**Short problem**
Give every line of the data again, unchanged, but with no pictures.

**Information shown**
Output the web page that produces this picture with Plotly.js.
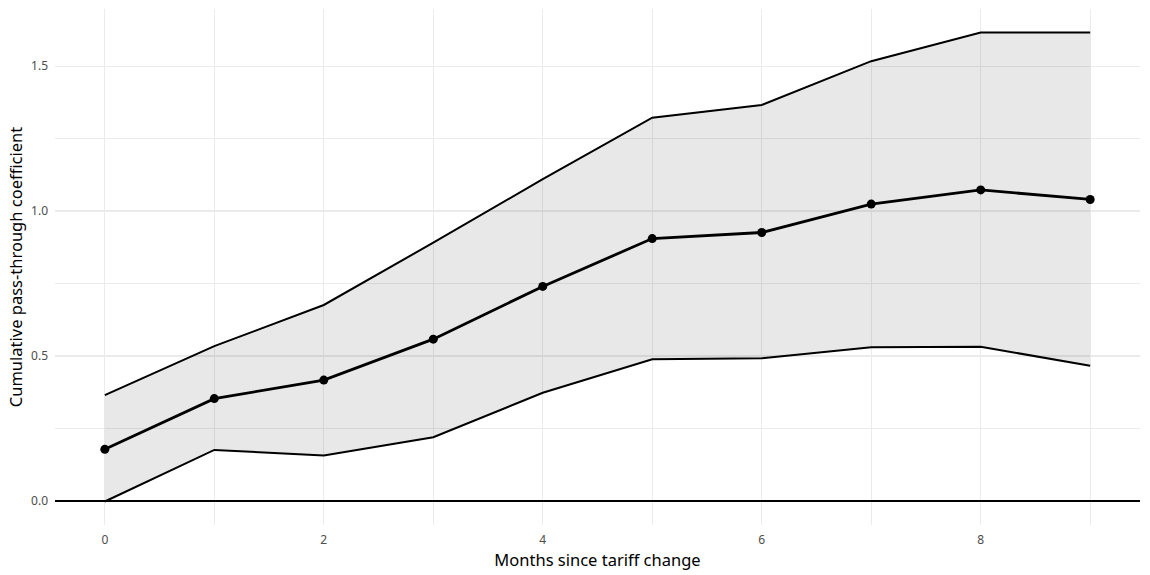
<!DOCTYPE html>
<html>
<head>
<meta charset="utf-8">
<script src="https://cdn.plot.ly/plotly-3.0.1.min.js"></script>
<style>html,body{margin:0;padding:0;background:#fff;}#chart{width:1150px;height:575px;}</style>
</head>
<body>
<div id="chart"></div>
<script>
const months = [0, 1, 2, 3, 4, 5, 6, 7, 8, 9];
const estimate = [0.178, 0.353, 0.417, 0.558, 0.740, 0.905, 0.926, 1.024, 1.073, 1.040];
const upperBound = [0.365, 0.534, 0.676, 0.891, 1.110, 1.322, 1.366, 1.517, 1.616, 1.616];
const lowerBound = [-0.002, 0.176, 0.157, 0.220, 0.373, 0.489, 0.492, 0.530, 0.532, 0.466];
const xTickVals = [0, 2, 4, 6, 8];
const yTickVals = [0.0, 0.5, 1.0, 1.5];
const yTickText = ['0.0', '0.5', '1.0', '1.5'];

const fontFam = 'Noto Sans, Open Sans, sans-serif';

const traces = [
  {x: months, y: lowerBound, mode: 'lines', line: {color: '#000', width: 2}, hoverinfo: 'skip', showlegend: false},
  {x: months, y: upperBound, mode: 'lines', fill: 'tonexty', fillcolor: 'rgba(0,0,0,0.09)', line: {color: '#000', width: 2}, hoverinfo: 'skip', showlegend: false},
  {x: months, y: estimate, mode: 'lines+markers', line: {color: '#000', width: 2.8}, marker: {color: '#000', size: 9}, showlegend: false}
];

const layout = {
  width: 1150, height: 575,
  margin: {l: 55, r: 10, t: 9, b: 50},
  paper_bgcolor: '#fff', plot_bgcolor: '#fff',
  font: {family: fontFam, color: '#4d4d4d', size: 12},
  xaxis: {
    range: [-0.455, 9.455],
    tickvals: xTickVals,
    ticktext: xTickVals.map(String),
    showgrid: true, gridcolor: '#ebebeb', gridwidth: 1.2,
    minor: {dtick: 1, tick0: 0, showgrid: true, gridcolor: '#ebebeb', gridwidth: 1.2},
    zeroline: false, showline: false, ticks: '',
    ticklabelstandoff: 6,
    tickfont: {size: 12, color: '#4d4d4d'},
    title: {text: 'Months since tariff change', font: {size: 16.5, color: '#000'}, standoff: 2}
  },
  yaxis: {
    range: [-0.083, 1.697],
    tickvals: yTickVals,
    ticktext: yTickText,
    showgrid: true, gridcolor: '#ebebeb', gridwidth: 1.2,
    minor: {dtick: 0.25, tick0: 0, showgrid: true, gridcolor: '#ebebeb', gridwidth: 1.2},
    zeroline: true, zerolinecolor: '#000', zerolinewidth: 1.6,
    showline: false, ticks: '',
    ticklabelstandoff: 6,
    tickfont: {size: 12, color: '#4d4d4d'},
    title: {text: 'Cumulative pass-through coefficient', font: {size: 16.5, color: '#000'}, standoff: 4}
  }
};

Plotly.newPlot('chart', traces, layout, {displayModeBar: false, staticPlot: true});
</script>
</body>
</html>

**Expected output**
Output the web page that produces this picture with Plotly.js.
<!DOCTYPE html>
<html>
<head>
<meta charset="utf-8">
<script src="https://cdn.plot.ly/plotly-3.0.1.min.js"></script>
<style>html,body{margin:0;padding:0;background:#fff;}#chart{width:1150px;height:575px;}</style>
</head>
<body>
<div id="chart"></div>
<script>
const months = [0, 1, 2, 3, 4, 5, 6, 7, 8, 9];
const estimate = [0.178, 0.353, 0.417, 0.558, 0.740, 0.905, 0.926, 1.024, 1.073, 1.040];
const upperBound = [0.365, 0.534, 0.676, 0.891, 1.110, 1.322, 1.366, 1.517, 1.616, 1.616];
const lowerBound = [-0.002, 0.176, 0.157, 0.220, 0.373, 0.489, 0.492, 0.530, 0.532, 0.466];
const xTickVals = [0, 2, 4, 6, 8];
const yTickVals = [0.0, 0.5, 1.0, 1.5];
const yTickText = ['0.0', '0.5', '1.0', '1.5'];

const fontFam = 'Noto Sans, Open Sans, sans-serif';

const traces = [
  {x: months, y: lowerBound, mode: 'lines', line: {color: '#000', width: 2}, hoverinfo: 'skip', showlegend: false},
  {x: months, y: upperBound, mode: 'lines', fill: 'tonexty', fillcolor: 'rgba(0,0,0,0.09)', line: {color: '#000', width: 2}, hoverinfo: 'skip', showlegend: false},
  {x: months, y: estimate, mode: 'lines+markers', line: {color: '#000', width: 2.8}, marker: {color: '#000', size: 9}, showlegend: false}
];

const layout = {
  width: 1150, height: 575,
  margin: {l: 55, r: 10, t: 9, b: 50},
  paper_bgcolor: '#fff', plot_bgcolor: '#fff',
  font: {family: fontFam, color: '#4d4d4d', size: 12},
  xaxis: {
    range: [-0.455, 9.455],
    tickvals: xTickVals,
    ticktext: xTickVals.map(String),
    showgrid: true, gridcolor: '#ebebeb', gridwidth: 1.2,
    minor: {dtick: 1, tick0: 0, showgrid: true, gridcolor: '#ebebeb', gridwidth: 1.2},
    zeroline: false, showline: false, ticks: '',
    ticklabelstandoff: 6,
    tickfont: {size: 12, color: '#4d4d4d'},
    title: {text: 'Months since tariff change', font: {size: 16.5, color: '#000'}, standoff: 2}
  },
  yaxis: {
    range: [-0.083, 1.697],
    tickvals: yTickVals,
    ticktext: yTickText,
    showgrid: true, gridcolor: '#ebebeb', gridwidth: 1.2,
    minor: {dtick: 0.25, tick0: 0, showgrid: true, gridcolor: '#ebebeb', gridwidth: 1.2},
    zeroline: true, zerolinecolor: '#000', zerolinewidth: 1.6,
    showline: false, ticks: '',
    ticklabelstandoff: 6,
    tickfont: {size: 12, color: '#4d4d4d'},
    title: {text: 'Cumulative pass-through coefficient', font: {size: 16.5, color: '#000'}, standoff: 4}
  }
};

Plotly.newPlot('chart', traces, layout, {displayModeBar: false, staticPlot: true});
</script>
</body>
</html>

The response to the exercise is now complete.